Confessions of a Gaijin: Episode 5 – Kids

Confessions of a Gaijin

Before I left the UK, people were asking what I was most looking forward to about teaching English in Japan. Being that I had never done it before, my list was pretty short, but I can remember a few occasions where I felt enthused at the prospect of teaching small children. Once upon a time I didn’t like little kids all that much, but along with pugs, they are the one species which I found myself warming to in recent years (they’re cute and fun and don’t take life seriously, what’s not to like?) so the idea of leading them in spirited sessions of education and jollity was something that I found appealing.

One of the factors boosting the appeal was my perception of how well behaved I thought the children were, and how easy I thought that would make my job.

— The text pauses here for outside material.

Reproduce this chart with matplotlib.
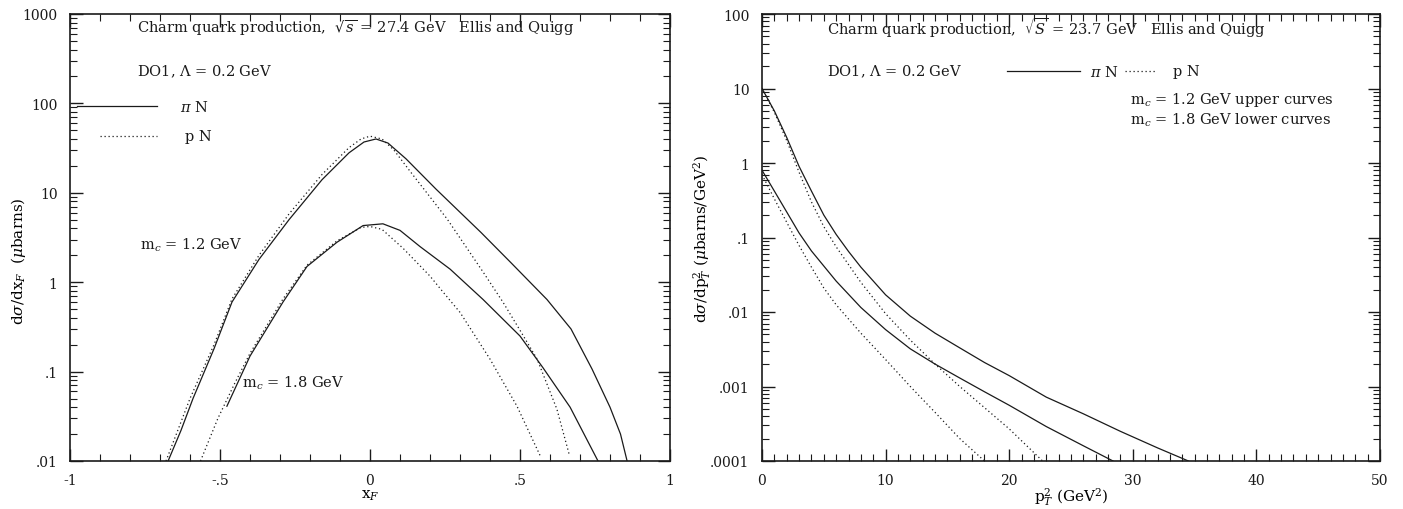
import matplotlib
matplotlib.use("Agg")
import matplotlib.pyplot as plt
from matplotlib.ticker import FixedLocator, MultipleLocator, LogLocator, NullFormatter

plt.rcParams['font.family'] = ['DejaVu Serif']
plt.rcParams['mathtext.fontset'] = 'dejavuserif'

# ---- left panel: d sigma / d x_F ----
xf_pin_12 = [-0.673, -0.63, -0.59, -0.52, -0.46, -0.37, -0.27, -0.16, -0.07, -0.02, 0.02,
             0.06, 0.12, 0.22, 0.37, 0.47, 0.59, 0.67, 0.74, 0.80, 0.835, 0.857]
ds_pin_12 = [0.01, 0.022, 0.05, 0.18, 0.6, 1.8, 5.0, 14, 28, 37, 40,
             36, 24, 11, 3.6, 1.65, 0.64, 0.3, 0.107, 0.04, 0.02, 0.01]

xf_pn_12 = [-0.68, -0.6, -0.52, -0.46, -0.37, -0.27, -0.16, -0.07, -0.03, 0.0, 0.04,
            0.08, 0.133, 0.257, 0.377, 0.443, 0.5, 0.557, 0.623, 0.665]
ds_pn_12 = [0.01, 0.05, 0.2, 0.65, 2.0, 5.8, 16, 32, 40, 43, 40,
            30, 17.5, 5.1, 1.3, 0.6, 0.29, 0.138, 0.038, 0.0115]

xf_pin_18 = [-0.477, -0.4, -0.29, -0.21, -0.11, -0.023, 0.043, 0.1, 0.167, 0.267,
             0.377, 0.5, 0.577, 0.667, 0.76]
ds_pin_18 = [0.041, 0.149, 0.6, 1.5, 2.8, 4.3, 4.5, 3.8, 2.5, 1.4,
             0.64, 0.25, 0.11, 0.04, 0.01]

xf_pn_18 = [-0.565, -0.507, -0.45, -0.4, -0.29, -0.21, -0.11, -0.03, 0.0, 0.04,
            0.11, 0.2, 0.243, 0.3, 0.4, 0.49, 0.567]
ds_pn_18 = [0.01, 0.03, 0.075, 0.16, 0.65, 1.55, 2.9, 4.1, 4.2, 3.9,
            2.4, 1.17, 0.78, 0.46, 0.138, 0.041, 0.0115]

# ---- right panel: d sigma / d pT^2 ----
pt2_pin_12 = [0, 1, 2, 3, 4, 5, 6, 7, 8, 10, 12, 14, 16, 18, 20, 23, 26, 29, 32, 34.5]
dp_pin_12 = [10, 5.0, 2.2, 0.9, 0.42, 0.2, 0.11, 0.065, 0.04, 0.017, 0.0088, 0.0052,
             0.0033, 0.0021, 0.0014, 0.00072, 0.00043, 0.00025, 0.00015, 0.0001]

pt2_pn_12 = [0, 1, 2, 3, 4, 5, 6, 8, 10, 12, 14, 16, 18, 20, 22.7]
dp_pn_12 = [10, 4.8, 2.0, 0.75, 0.3, 0.14, 0.075, 0.025, 0.0095, 0.0042, 0.002,
            0.001, 0.00052, 0.00027, 0.0001]

pt2_pin_18 = [0, 1, 2, 3, 4, 6, 8, 10, 12, 14, 16, 18, 20, 23, 26, 28.4]
dp_pin_18 = [0.8, 0.42, 0.22, 0.115, 0.066, 0.026, 0.0115, 0.0058, 0.0032, 0.002,
             0.0013, 0.00085, 0.00056, 0.00029, 0.00016, 0.0001]

pt2_pn_18 = [0, 1, 2, 3, 4, 5, 6, 8, 10, 12, 14, 16, 18]
dp_pn_18 = [0.7, 0.33, 0.16, 0.078, 0.04, 0.021, 0.0125, 0.0052, 0.0023, 0.001,
            0.00045, 0.0002, 0.0001]

left_yticks = [0.01, 0.1, 1, 10, 100, 1000]
left_ylabels = ['.01', '.1', '1', '10', '100', '1000']
left_xticks = [-1, -0.5, 0, 0.5, 1]
left_xlabels = ['-1', '-.5', '0', '.5', '1']
right_yticks = [0.0001, 0.001, 0.01, 0.1, 1, 10, 100]
right_ylabels = ['.0001', '.001', '.01', '.1', '1', '10', '100']
right_xticks = [0, 10, 20, 30, 40, 50]

ink = '#1a1a1a'
dots = (0, (1, 2.2))
fs = 10.5

fig = plt.figure(figsize=(14.03, 5.10), dpi=100)
axL = fig.add_axes([70/1403, 1-462/510, 600/1403, 447/510])
axR = fig.add_axes([762/1403, 1-462/510, 618/1403, 447/510])

def style(ax):
    ax.set_yscale('log')
    ax.tick_params(which='both', direction='in', top=True, right=True,
                   labelsize=10, colors=ink, pad=9)
    ax.tick_params(which='major', length=9, width=1)
    ax.tick_params(which='minor', length=5, width=0.8)
    ax.yaxis.set_minor_locator(LogLocator(base=10, subs=range(2, 10)))
    ax.yaxis.set_minor_formatter(NullFormatter())
    for s in ax.spines.values():
        s.set_linewidth(1.2)
        s.set_color(ink)

def note(ax, x, y, s):
    ax.text(x, y, s, transform=ax.transAxes, fontsize=fs, va='center', color=ink)

# left
style(axL)
axL.plot(xf_pin_12, ds_pin_12, color=ink, lw=0.9)
axL.plot(xf_pn_12, ds_pn_12, color=ink, lw=0.9, ls=dots)
axL.plot(xf_pin_18, ds_pin_18, color=ink, lw=0.9)
axL.plot(xf_pn_18, ds_pn_18, color=ink, lw=0.9, ls=dots)
axL.set_xlim(-1, 1)
axL.set_ylim(0.01, 1000)
axL.set_xticks(left_xticks)
axL.set_xticklabels(left_xlabels)
axL.xaxis.set_minor_locator(MultipleLocator(0.1))
axL.yaxis.set_major_locator(FixedLocator(left_yticks))
axL.set_yticklabels(left_ylabels)
axL.set_xlabel(r'x$_F$', fontsize=11, labelpad=0)
axL.set_ylabel(r'd$\sigma$/dx$_F$  ($\mu$barns)', fontsize=11)
axL.yaxis.set_label_coords(-0.07, 0.45)

note(axL, 0.112, 0.971, r'Charm quark production,  $\sqrt{s}$ = 27.4 GeV   Ellis and Quigg')
note(axL, 0.112, 0.872, r'DO1, $\Lambda$ = 0.2 GeV')
axL.plot([0.012, 0.145], [0.794, 0.794], transform=axL.transAxes, color=ink, lw=0.9)
note(axL, 0.183, 0.794, r'$\pi$ N')
axL.plot([0.05, 0.145], [0.727, 0.727], transform=axL.transAxes, color=ink, lw=0.9, ls=dots)
note(axL, 0.192, 0.727, 'p N')
note(axL, 0.117, 0.485, r'm$_c$ = 1.2 GeV')
note(axL, 0.287, 0.177, r'm$_c$ = 1.8 GeV')

# right
style(axR)
axR.plot(pt2_pin_12, dp_pin_12, color=ink, lw=0.9)
axR.plot(pt2_pn_12, dp_pn_12, color=ink, lw=0.9, ls=dots)
axR.plot(pt2_pin_18, dp_pin_18, color=ink, lw=0.9)
axR.plot(pt2_pn_18, dp_pn_18, color=ink, lw=0.9, ls=dots)
axR.set_xlim(0, 50)
axR.set_ylim(0.0001, 100)
axR.set_xticks(right_xticks)
axR.xaxis.set_minor_locator(MultipleLocator(1))
axR.yaxis.set_major_locator(FixedLocator(right_yticks))
axR.set_yticklabels(right_ylabels)
axR.set_xlabel(r'p$_T^2$ (GeV$^2$)', fontsize=11, labelpad=-2)
axR.set_ylabel(r'd$\sigma$/dp$_T^2$ ($\mu$barns/GeV$^2$)', fontsize=11)
axR.yaxis.set_label_coords(-0.08, 0.5)

note(axR, 0.105, 0.971, r'Charm quark production,  $\sqrt{S}$ = 23.7 GeV   Ellis and Quigg')
note(axR, 0.105, 0.872, r'DO1, $\Lambda$ = 0.2 GeV')
axR.plot([0.396, 0.515], [0.872, 0.872], transform=axR.transAxes, color=ink, lw=0.9)
note(axR, 0.531, 0.872, r'$\pi$ N')
axR.plot([0.587, 0.636], [0.872, 0.872], transform=axR.transAxes, color=ink, lw=0.9, ls=dots)
note(axR, 0.665, 0.872, 'p N')
note(axR, 0.595, 0.81, r'm$_c$ = 1.2 GeV upper curves')
note(axR, 0.595, 0.765, r'm$_c$ = 1.8 GeV lower curves')

fig.savefig('out.png', dpi=100)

Japan is ultra-civilised; its crime rates are relatively low, people don’t drop their litter in the street and they never cross unless the lights are green. Such model behaviour, I reasoned, would obviously be evident in their young ‘uns. I can remember being in London and seeing Japanese children in restaurants and marvelling at how their exceptional table manners. They sat quietly and chewed with their mouths shut, whereas their western counterparts would be losing their shit worse than Linda Blair in The Exorcist.

I can remember sitting with friends in the weeks prior to my departure, drinking tea and chatting excitedly about much “fun” I was going to have in kid’s lessons. I could picture it all so clearly in my head. It would be like a cross between Dead Poet’s Society and an episode of Pokemon. It was all going to be cute and fun and life-affirming. We’d all sing the ABC song together and they’d memorise basic nouns. At the end of each lesson they would probably give me an affectionate hug before hopping in the car with mum and dad and I would wave them off, beaming with pride that I could help make a difference in their young lives. When they got home they would probably really say really nice things about their sensei in between mouthfuls of curry rice. I might even feel like a surrogate parent to them. Not a dry eye in the house.

Two months, and the reality is very, very different. It turns out that small Japanese children are pretty much exactly the same as small children anywhere else in the world. They are loud and silly and they like to have fun, and having fun does not extend to doing what some foreigner in a suit tells them, however much he may try.

And he has tried. I knew this was going to be a challenging gig, but teaching kids has been the single most challenging aspect of the job and I now laugh at my dreadful naïveté in the weeks before I left. The first few weeks of my “attempts” at kid’s classes were a mixture of cold sweat, sheer terror and amusing attempts at crowd control. The more recent ones were a slight improvement (if you put yourself in the lion’s den enough times, eventually you’ll get used to the lion) but God only knows whether I’m doing a good job or not. It’s difficult to tell how much these little scamps are actually “learning”. I call out sentences and vocabulary and get garbled responses back. I issue simple instructions and am met a look that resembles what Bill Hicks described as “a dog watching you do card tricks”.

The company I work for incorporates games as a part of its lesson structures so there is an awful lot of running around. A lot of the time I’m trying to stop small children slamming themselves against walls like Morten Harket at the end of the video for Take On Me. I am fearful that my lessons will be characterised by a profound lack of learning or injury. I want to hop in a time machine and go back a few months so I can warn myself about what I’m getting into.

One child in particular (let’s call him ‘Takeshi’) is especially hard-going. The boy has the devil in him and simply will not listen. He slams the back of the chair against the wall. He leads an entire class in gutsy sing-alongs of the theme from Yokai Watch. He closes his eyes and snores on purpose in class. I give him handouts and he screws them up into a ball and flings them on the floor. His classmates think he is awesome. I am pretty sure he will either end up running his own crime syndicate or will be the next Steve Jobs. Takeshi is only seven years old. I weep for his adolescence.

And yet, somehow, there are small moments when it all “works”, when my blood, sweat and tears pay off and the children recognise grammar structures or context-sensitive vocabulary. Those moments are few and far between but when they materialise they are a revelation and I get the warm fuzzies. Slowly but surely, I am learning how to sound authoritative. Last week one of my students was acting up in class and I knelt down, looked her straight in the eyes and issued a firm “NO.” She sat down in a split second. Had I tried that a few weeks earlier, she would have cackled at me like a hyena.

I’m still getting to know these kids and I’m still getting to know the job. I’m having to power through the creeping sense of dread that sometimes wafts over me before I start a lesson, but I am also pretty sure that, like so many other things in life, on the other side of the dread, uncertainty and feelings of confusion and terror, there is probably something awesome and I might end up nailing this part of the job after all. Furthermore, ordering kids around is fun.